### Work to do
Pull every line containing the word "standalone" from the records.

Plotting code records
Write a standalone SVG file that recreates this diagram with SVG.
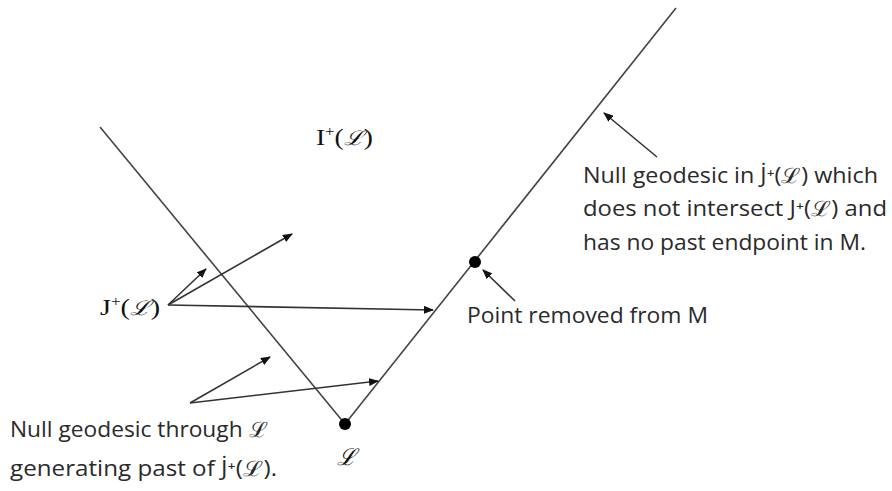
<svg xmlns="http://www.w3.org/2000/svg" width="892" height="491" viewBox="0 0 892 491">
<style>
.ln{stroke:#444;stroke-width:1.6;fill:none}
.ar{stroke:#333;stroke-width:1.6;fill:none;marker-end:url(#ah)}
.sans{font-family:"Open Sans","Liberation Sans",sans-serif;font-size:21px;fill:#2a2a2a}
.ser{font-family:"Liberation Serif","DejaVu Serif",serif;font-size:23px;fill:#111}
.sc{font-family:"DejaVu Serif",serif;font-style:italic}
</style>
<defs>
<marker id="ah" markerWidth="10" markerHeight="8" refX="9" refY="4" orient="auto" markerUnits="userSpaceOnUse">
<path d="M0,0 L10,4 L0,8 Z" fill="#111"/>
</marker>
</defs>
<g id="cone">
<line class="ln" x1="100" y1="127" x2="345" y2="424"/>
<line class="ln" x1="345" y1="424" x2="676" y2="8"/>
</g>
<g id="pointL"><circle cx="345" cy="424" r="6" fill="#000"/>
<text class="ser sc" x="346" y="465" text-anchor="middle" font-size="23">ℒ</text></g>
<g id="removed"><circle cx="475" cy="262" r="6" fill="#000"/></g>
<g id="labelI"><text class="ser" x="316" y="145" textLength="57" lengthAdjust="spacingAndGlyphs">I<tspan font-size="14" dy="-9">+</tspan><tspan dy="9">(</tspan><tspan class="sc" font-size="20">ℒ</tspan>)</text></g>
<g id="labelJ"><text class="ser" x="100" y="315" textLength="60" lengthAdjust="spacingAndGlyphs">J<tspan font-size="14" dy="-9">+</tspan><tspan dy="9">(</tspan><tspan class="sc" font-size="20">ℒ</tspan>)</text></g>
<g id="labelNullTop">
<text class="sans" x="583" y="183" textLength="295" lengthAdjust="spacingAndGlyphs">Null geodesic in J̇⁺(ℒ) which</text>
<text class="sans" x="583" y="216" textLength="304" lengthAdjust="spacingAndGlyphs">does not intersect  J⁺(ℒ) and</text>
<text class="sans" x="583" y="250" textLength="283" lengthAdjust="spacingAndGlyphs">has no past endpoint in M.</text>
</g>
<g id="labelPoint"><text class="sans" x="467" y="323" textLength="241" lengthAdjust="spacingAndGlyphs">Point removed from M</text></g>
<g id="labelNullBottom">
<text class="sans" x="10" y="437" textLength="258" lengthAdjust="spacingAndGlyphs">Null geodesic through ℒ</text>
<text class="sans" x="10" y="476" textLength="267" lengthAdjust="spacingAndGlyphs">generating past of J̇⁺(ℒ).</text>
</g>
<g id="connectors">
<line class="ar" x1="168" y1="305" x2="206" y2="269"/>
<line class="ar" x1="168" y1="305" x2="292" y2="234"/>
<line class="ar" x1="168" y1="305" x2="433" y2="310"/>
<line class="ar" x1="190" y1="403" x2="270" y2="357"/>
<line class="ar" x1="190" y1="403" x2="378" y2="381"/>
<line class="ar" x1="657" y1="157" x2="604" y2="113"/>
<line class="ar" x1="515" y1="301" x2="483" y2="270"/>
</g>
</svg>
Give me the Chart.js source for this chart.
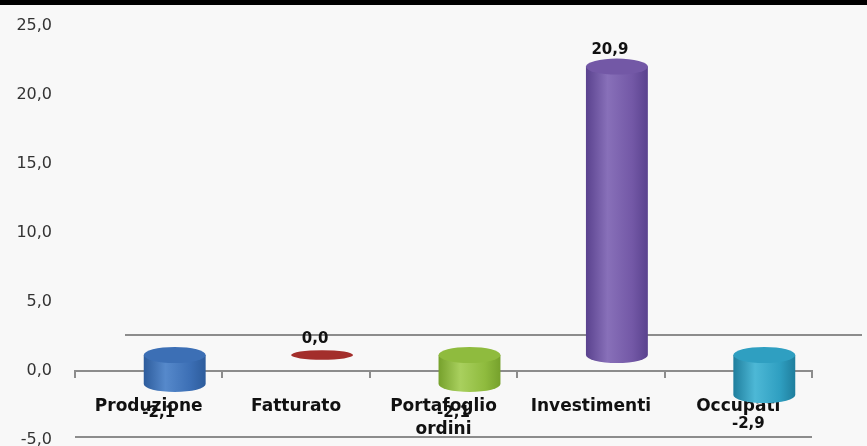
<!DOCTYPE html>
<html>
<head>
<meta charset="utf-8">
<script src="https://cdn.jsdelivr.net/npm/chart.js@4.4.1/dist/chart.umd.min.js"></script>
<style>
  html, body { margin: 0; padding: 0; background: #f8f8f8; }
  #wrap { position: relative; width: 867px; height: 446px; }
  #topband { position: absolute; left: 0; top: 0; width: 867px; height: 5px; background: #000; }
</style>
</head>
<body>
<div id="wrap">
  <canvas id="chart" width="867" height="446"></canvas>
  <div id="topband"></div>
</div>
<script>
// values
const categories = ['Produzione', 'Fatturato', ['Portafoglio', 'ordini'], 'Investimenti', 'Occupati'];
const values = [-2.1, 0.0, -2.1, 20.9, -2.9];
const yTicks = [-5, 0, 5, 10, 15, 20, 25];

// cylinder colours: [edge, highlight, top]
const barColors = [
  ['#2d5c9c', '#5689cb', '#3c6fb5'],
  ['#8a2523', '#b8403b', '#a32e2b'],
  ['#76a12c', '#a9d05e', '#8fbb3e'],
  ['#5a428e', '#8870b9', '#7358a6'],
  ['#1f7e9d', '#4db8d6', '#2f9fc1'],
];

const fmt = (v) => v.toFixed(1).replace('.', ',');

// 3D depth shift of the bar plane and the back wall
const depth = { barX: 26, barY: -16, backX: 50, backY: -36 };
const lineGray = '#8c8c8c';

function cylinder(ctx, cx, yTop, yBot, rx, ry, c) {
  const g = ctx.createLinearGradient(cx - rx, 0, cx + rx, 0);
  g.addColorStop(0, c[0]);
  g.addColorStop(0.35, c[1]);
  g.addColorStop(0.75, c[2]);
  g.addColorStop(1, c[0]);
  if (yBot - yTop > 1) {
    ctx.beginPath();
    ctx.moveTo(cx - rx, yTop);
    ctx.lineTo(cx - rx, yBot);
    ctx.ellipse(cx, yBot, rx, ry, 0, Math.PI, 0, true);
    ctx.lineTo(cx + rx, yTop);
    ctx.closePath();
    ctx.fillStyle = g;
    ctx.fill();
    ctx.beginPath();
    ctx.ellipse(cx, yTop, rx, ry, 0, 0, Math.PI * 2);
    ctx.fillStyle = c[2];
    ctx.fill();
  } else {
    ctx.beginPath();
    ctx.ellipse(cx, yTop, rx, ry * 0.6, 0, 0, Math.PI * 2);
    ctx.fillStyle = c[2];
    ctx.fill();
  }
}

const cylinderPlugin = {
  id: 'cylinders',
  beforeDatasetsDraw(chart) {
    const { ctx, chartArea: a, scales: { y } } = chart;
    ctx.save();
    ctx.strokeStyle = lineGray;
    ctx.lineWidth = 2;
    // back edge of the floor
    const yb = Math.round(y.getPixelForValue(0) + depth.backY);
    ctx.beginPath();
    ctx.moveTo(a.left + depth.backX, yb);
    ctx.lineTo(a.right + depth.backX, yb);
    ctx.stroke();
    // bottom line at the minimum
    const ym = Math.round(y.getPixelForValue(yTicks[0])) - 3;
    ctx.beginPath();
    ctx.moveTo(a.left, ym);
    ctx.lineTo(a.right, ym);
    ctx.stroke();
    ctx.restore();
  },
  afterDatasetsDraw(chart) {
    const { ctx } = chart;
    const meta = chart.getDatasetMeta(0);
    ctx.save();
    meta.data.forEach((el, i) => {
      const cx = el.x + depth.barX;
      const top = Math.min(el.y, el.base) + depth.barY;
      const bot = Math.max(el.y, el.base) + depth.barY;
      cylinder(ctx, cx, top, bot, el.width / 2, 8, barColors[i]);
    });
    ctx.restore();
  },
  afterDraw(chart) {
    const { ctx } = chart;
    const meta = chart.getDatasetMeta(0);
    ctx.save();
    ctx.font = 'bold 15px "DejaVu Sans"';
    ctx.fillStyle = '#111';
    ctx.textAlign = 'center';
    ctx.textBaseline = 'middle';
    meta.data.forEach((el, i) => {
      const v = values[i];
      if (v >= 0) ctx.fillText(fmt(v), el.x + 19, el.y - 32);
      else ctx.fillText(fmt(v), el.x + 10, el.y + 13);
    });
    ctx.restore();
  },
};

const ctx = document.getElementById('chart').getContext('2d');
const chart = new Chart(ctx, {
  type: 'bar',
  data: {
    labels: categories,
    datasets: [
      {
        data: values,
        backgroundColor: 'rgba(0,0,0,0)',
        borderWidth: 0,
        barPercentage: 0.42,
        categoryPercentage: 1,
      },
    ],
  },
  options: {
    responsive: false,
    animation: false,
    layout: { padding: { left: 0, right: 55, top: 26, bottom: 6 } },
    scales: {
      x: {
        position: { y: 0 },
        z: 1,
        grid: {
          offset: true,
          drawOnChartArea: false,
          drawTicks: true,
          tickLength: 6,
          color: lineGray,
          lineWidth: 2,
        },
        border: { display: true, color: lineGray, width: 2 },
        ticks: {
          autoSkip: false,
          maxRotation: 0,
          padding: 19,
          color: '#111',
          font: { family: 'DejaVu Sans', size: 17, weight: 'bold', lineHeight: 1.3 },
        },
      },
      y: {
        min: yTicks[0],
        max: yTicks[yTicks.length - 1],
        afterBuildTicks: (s) => { s.ticks = yTicks.map((v) => ({ value: v })); },
        afterFit: (s) => { s.width = 75; s.paddingTop = 0; s.paddingBottom = 0; },
        grid: { display: false },
        border: { display: false },
        ticks: {
          padding: 15,
          color: '#333',
          font: { family: 'DejaVu Sans', size: 16 },
          callback: (v) => fmt(v),
        },
      },
    },
    plugins: {
      legend: { display: false },
      tooltip: { enabled: false },
    },
  },
  plugins: [cylinderPlugin],
});
</script>
</body>
</html>
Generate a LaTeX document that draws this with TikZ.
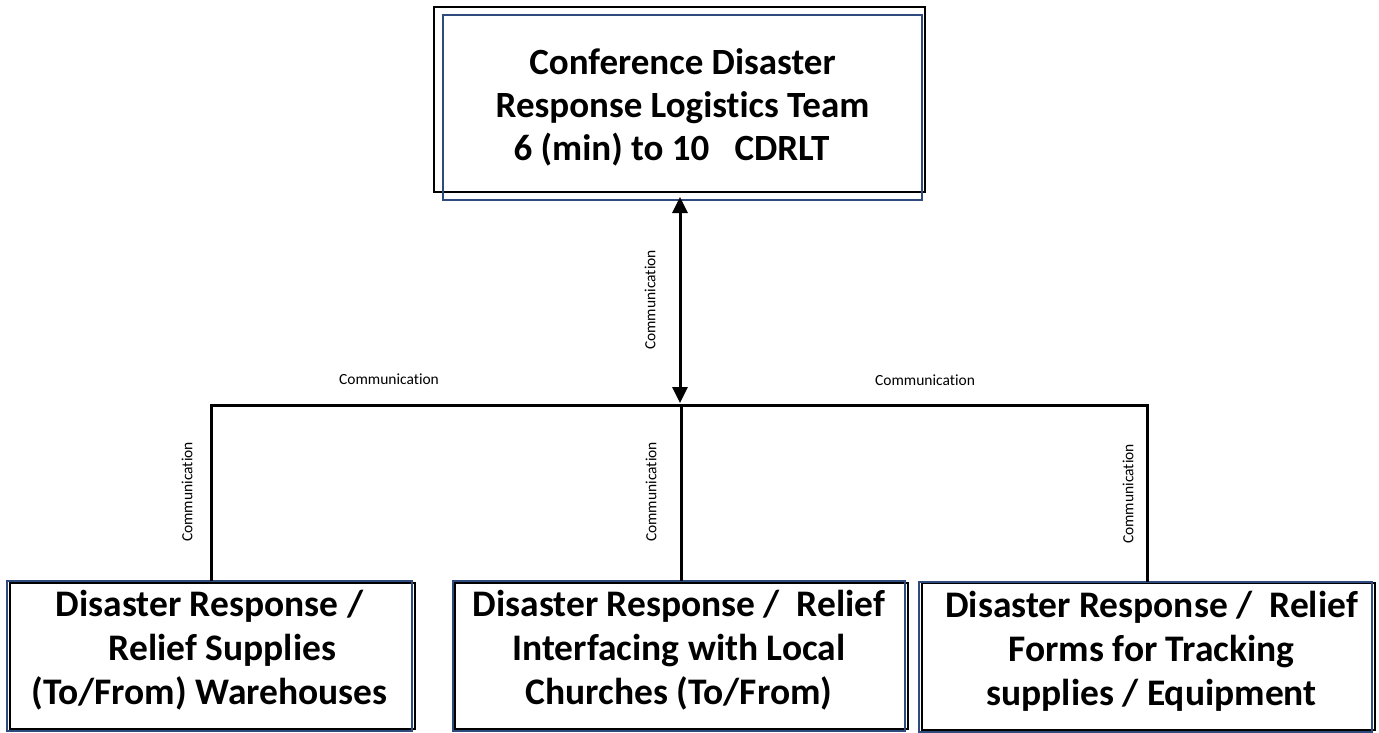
\documentclass[tikz,border=0pt]{standalone}
\usepackage{fontspec}
\setmainfont{Carlito}[Ligatures=NoCommon]
\usetikzlibrary{arrows.meta,calc}
\definecolor{boxblue}{RGB}{47,75,125}
\newcommand{\dropline}{\rule[-18pt]{0pt}{1pt}}
\begin{document}
\begin{tikzpicture}[x=1pt,y=-1pt,
  bluebox/.style={draw=boxblue,line width=2.4pt,inner sep=0pt,outer sep=0pt,align=center,
    font=\fontsize{37.5}{44}\selectfont\bfseries},
  topbox/.style={bluebox,font=\fontsize{37}{43}\selectfont\bfseries},
  blackbox/.style={draw=black,line width=2pt},
  conn/.style={draw=black,line width=3pt},
  lab/.style={font=\fontsize{15.5}{18}\selectfont,inner sep=0pt}]
\useasboundingbox (0,0) rectangle (1379,733);
% black back rectangles
\draw[blackbox] (434,7) rectangle (925,192);
\draw[blackbox] (10,583) rectangle (415,729);
\draw[blackbox] (455,583) rectangle (908,729);
\draw[blackbox] (922,583) rectangle (1375,730);
% blue boxes
\node[topbox,minimum width=479pt,minimum height=185pt] (top) at (682.5,107.5)
  {Conference Disaster\\Response Logistics Team\\6 (min) to 10\ \ \ CDRLT\hspace*{22pt}};
\node[bluebox,minimum width=405pt,minimum height=150pt] (b1) at (209.5,656)
  {Disaster Response /\\\hspace*{26pt}Relief Supplies\\(To/From) Warehouses\dropline};
\node[bluebox,minimum width=452pt,minimum height=150pt] (b2) at (679,656)
  {Disaster Response /\ \ Relief\\Interfacing with Local\\Churches (To/From)\dropline};
\node[bluebox,minimum width=453pt,minimum height=150pt] (b3) at (1145.5,657)
  {\hspace*{12pt}Disaster Response /\ \ Relief\\\hspace*{12pt}Forms for Tracking\\\hspace*{12pt}supplies / Equipment\dropline};
% junction coordinates
\coordinate (jL) at (211,405);
\coordinate (jA) at (680,405);
\coordinate (jM) at (681,405);
\coordinate (jR) at (1147,405);
% connectors
\draw[conn] (b1.north -| jL) -- (jL) -- (jR) -- (b3.north -| jR);
\draw[conn] (jM) -- (b2.north -| jM);
\draw[conn,{Triangle[length=16pt,width=15pt]}-{Triangle[length=16pt,width=15pt]}]
  ([yshift=3pt]top.south -| jA) -- ([yshift=2pt]jA);
% labels
\node[lab,rotate=90] (lA) at (650,300) {Communication};
\node[lab] (lH1) at (389,379) {Communication};
\node[lab] (lH2) at (925,380) {Communication};
\node[lab,rotate=90] (lV1) at (187,492) {Communication};
\node[lab,rotate=90] (lV2) at (651,492) {Communication};
\node[lab,rotate=90] (lV3) at (1128,494) {Communication};
\end{tikzpicture}
\end{document}
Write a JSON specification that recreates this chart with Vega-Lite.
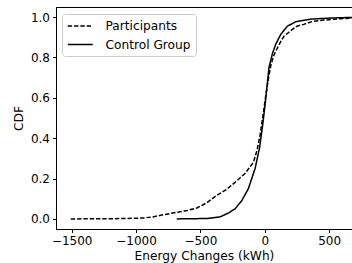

### Response below
Write a standalone SVG file that recreates this diagram with SVG.
\documentclass[tikz,border=0pt]{standalone}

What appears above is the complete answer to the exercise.